By Michaela Benson
For the last few years, I had the opportunity to teach lifestyle migration within the Tourism Geographies course run by the University of Western England, an opportunity that started with an invitation from Maria Casado-Diaz. Now that I have moved to the University of York, I have found opportunities to develop my teaching on this field, with the result that I get to (re)engage with a lot of literature that I have not looked at for years. At the moment, I am preparing a lecture specifically on International Retirement Migration to draw attention to the ways that life course may intersect with migration. I have had the pleasure of reading fellow hub members Caroline Oliver and Per Gustafson‘s excellent work on this topic. I am particularly excited about Caroline’s ideas of paradoxes of ageing within retirement migration, and Per’s emphasis on the multiple ways that transnational life among these populations is constituted.

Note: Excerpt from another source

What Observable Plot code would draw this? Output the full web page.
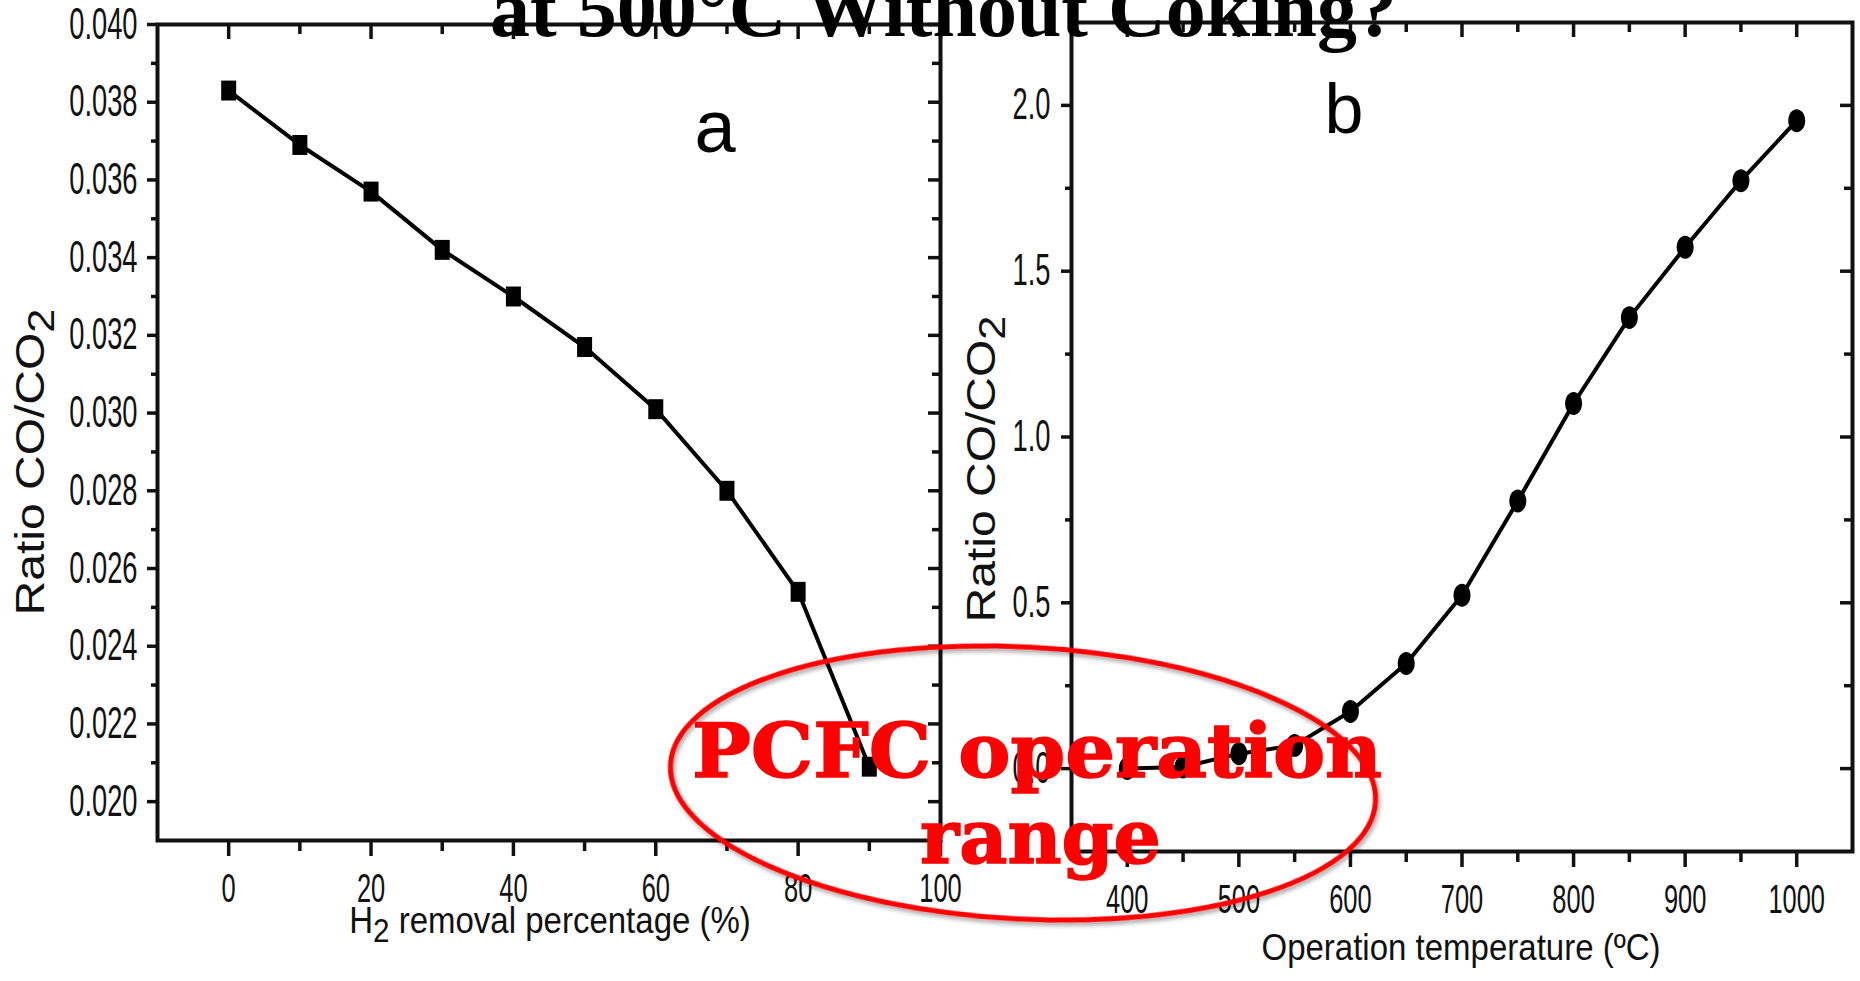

Next up is Heiko Haas’ new paper on volunteering among the British in Spain.
I would really like to know, how and in what ways, other people are using lifestyle migration and related migrations in their teaching and what resources they are drawing on in this.
This is a very light comment and not really addressing what you are asking but… when I taught a course on lifestyle migration a few years ago, the students had an assignment about the lifestyle migration hub. They had to investigate and evaluate the hub pages and to investigate in more detail the work of a 2-3 hub members whom they found particularly interesting. The assignment turned out to be very successful and the students enjoyed it. It was a fun way to give them an overall impression of what is being done on this field.